Country of Origin: GERMANY                                                                                                                    


Overview

The German producer approached the Ukrainian market with a clear expectation: every decision had to be justified, measurable, and predictable. Expansion without logic was not an option.
The objective was precise placement — not broad presence.

Challenge

The Ukrainian market often rewards visibility over efficiency. For this brand, such an approach carried significant risk: diluted positioning, unstable turnover, and loss of strategic focus.

The challenge was to identify where the brand would perform best — and, equally important, where it should not be present.

Our Approach

We applied a data-driven placement model. Channel efficiency, turnover velocity, margin stability, and positioning risks were analyzed before any physical entry.

Our CEO contributed practical insights from years of portfolio evaluation and market tastings, ensuring analytical conclusions were aligned with real market behavior — not just spreadsheets.

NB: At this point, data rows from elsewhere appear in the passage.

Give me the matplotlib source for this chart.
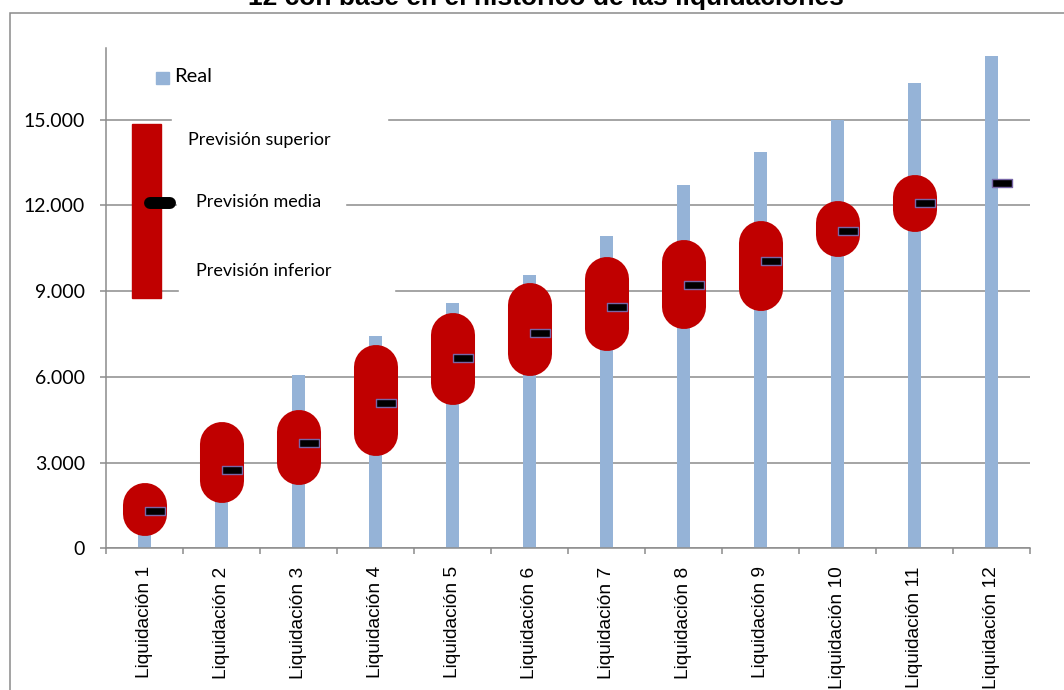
import matplotlib
matplotlib.use("Agg")
import matplotlib.pyplot as plt
import numpy as np
from matplotlib.patches import Rectangle
from matplotlib.lines import Line2D
from matplotlib.path import Path
from matplotlib.ticker import FuncFormatter, FixedLocator

# Data
categories = ["Liquidación %d" % i for i in range(1, 13)]
real = [1800, 3900, 6080, 7420, 8570, 9550, 10930, 12700, 13860, 14980, 16270, 17220]
prev_superior = [1500, 3650, 4070, 6360, 7480, 8530, 9420, 10030, 10700, 11370, 12310, np.nan]
prev_inferior = [1200, 2360, 2980, 4010, 5800, 6800, 7660, 8430, 9080, 10970, 11850, np.nan]
prev_media = [1300, 2740, 3680, 5090, 6660, 7550, 8460, 9210, 10070, 11120, 12070, 12770]
y_ticks = [0, 3000, 6000, 9000, 12000, 15000]

W, H = 1064, 690
fig = plt.figure(figsize=(W / 100, H / 100), dpi=100)


def px(x, y):
    # pixel position (from top-left) -> figure fraction
    return x / W, 1 - y / H


grid_col = "#8c8c8c"
blue = "#95B3D7"
red = "#C00000"
calibri_like = "Lato"

ax = fig.add_axes([106 / W, 1 - 548.3 / H, 924 / W, 500 / H])
x = np.arange(len(categories))

ax.bar(x, real, width=0.18, color=blue, zorder=2)
ax.vlines(x, prev_inferior, prev_superior, color=red, linewidth=31.7,
          capstyle="round", zorder=3)

rect_marker = Path([(-1, -0.4), (1, -0.4), (1, 0.4), (-1, 0.4), (-1, -0.4)],
                   [Path.MOVETO, Path.LINETO, Path.LINETO, Path.LINETO, Path.CLOSEPOLY])
ax.plot(x + 0.14, prev_media, linestyle="none", marker=rect_marker, markersize=14,
        markerfacecolor="black", markeredgecolor="#7766A6", markeredgewidth=1.0, zorder=4)

ax.set_xlim(-0.5, len(categories) - 0.5)
ax.set_ylim(0, 17500)
ax.set_yticks(y_ticks)
ax.yaxis.set_major_formatter(FuncFormatter(lambda v, p: f"{int(v):,}".replace(",", ".")))
ax.yaxis.grid(True, color=grid_col, linewidth=1.1, zorder=0.5)
ax.set_axisbelow(True)

ax.set_xticks(x)
ax.set_xticklabels(categories, rotation=90, fontsize=13.8, family="Liberation Sans")
ax.xaxis.set_minor_locator(FixedLocator(np.arange(-0.5, len(categories), 1.0)))
ax.tick_params(axis="x", which="major", length=0, pad=13)
ax.tick_params(axis="x", which="minor", length=4.5, color=grid_col, width=1.1)
ax.tick_params(axis="y", length=4.3, color=grid_col, width=1.1, pad=11, labelsize=14)
for lab in ax.get_yticklabels():
    lab.set_family(calibri_like)

for s in ["top", "right"]:
    ax.spines[s].set_visible(False)
for s in ["left", "bottom"]:
    ax.spines[s].set_color(grid_col)
    ax.spines[s].set_linewidth(1.1)

# Outer chart border (cropped on right and bottom)
fig.patches.append(Rectangle(px(10.3, 700), (1100 - 10.3) / W, (700 - 13.3) / H,
                             transform=fig.transFigure, fill=False,
                             edgecolor="#8a8a8a", linewidth=1.1))

# Title (cut off at the top, as in the original)
fig.text(546 / W, 1 - 5 / H, "12 con base en el histórico de las liquidaciones",
         ha="center", va="baseline", fontsize=19, fontweight="bold",
         family="Liberation Sans")

# Legend: Real
fig.patches.append(Rectangle(px(156, 84), 12.5 / W, 12.5 / H, transform=fig.transFigure,
                             color=blue, zorder=5))
fig.text(174 / W, 1 - 77 / H, "Real", ha="left", va="center", fontsize=14.5,
         family=calibri_like)

# Legend: forecast
for x0, x1, yc in [(172, 387, 120), (177, 345, 205), (179, 394, 291)]:
    fig.patches.append(Rectangle(px(x0, yc + 4), (x1 - x0) / W, 8 / H,
                                 transform=fig.transFigure, color="white", zorder=5))
fig.patches.append(Rectangle(px(131.7, 297.7), 29.3 / W, 173.7 / H,
                             transform=fig.transFigure, color=red, zorder=6))
pill_x0, pill_y = px(149.5, 203)
pill_x1, _ = px(170, 203)
fig.lines.append(Line2D([pill_x0, pill_x1], [pill_y, pill_y], transform=fig.transFigure,
                        color="black", linewidth=8.6, solid_capstyle="round", zorder=7))
fig.text(188.3 / W, 1 - 140 / H, "Previsión superior", ha="left", va="center",
         fontsize=13, family=calibri_like, zorder=8)
fig.text(195.7 / W, 1 - 201.7 / H, "Previsión media", ha="left", va="center",
         fontsize=13, family=calibri_like, zorder=8)
fig.text(195.7 / W, 1 - 270.7 / H, "Previsión inferior", ha="left", va="center",
         fontsize=13, family=calibri_like, zorder=8)

fig.savefig("out.png", dpi=100)
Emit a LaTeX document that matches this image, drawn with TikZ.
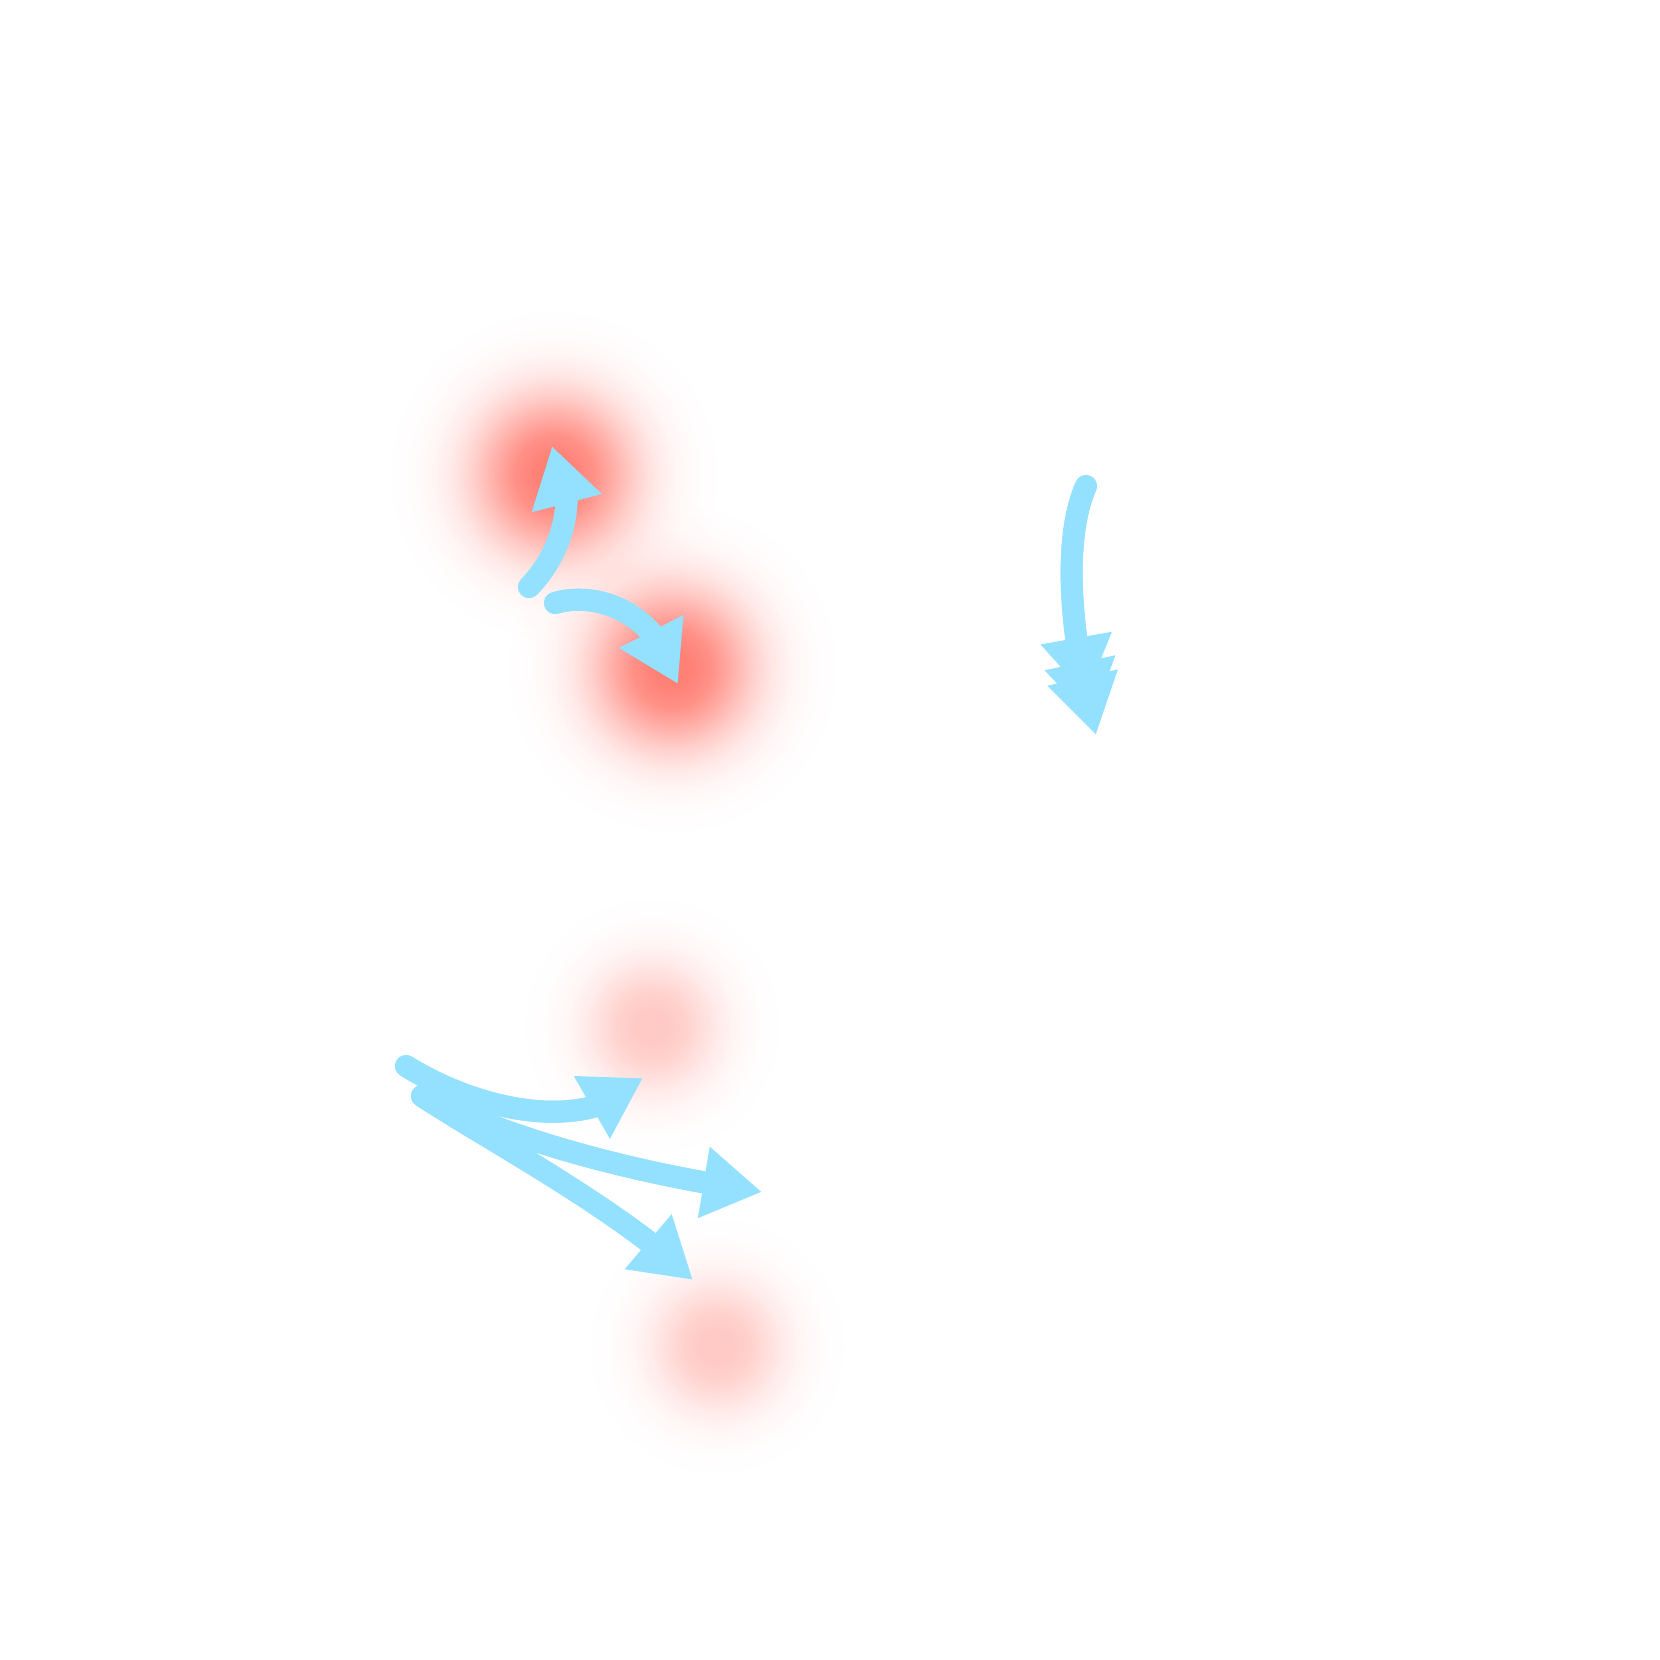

Placement decisions were made conservatively, prioritizing strategic relevance over numerical reach.

Execution

Instead of nationwide rollout, the brand was introduced through a limited number of carefully selected locations. Each point of sale was evaluated for concept fit, clientele profile, and operational standards.

Performance was monitored closely, with placement refined as market feedback accumulated.

Result

The brand achieved strong performance in fewer locations, maintaining clear positioning and operational efficiency.
Market presence became intentional rather than incidental.

Insight

Strategic placement is the discipline of saying no — in order to protect the yes.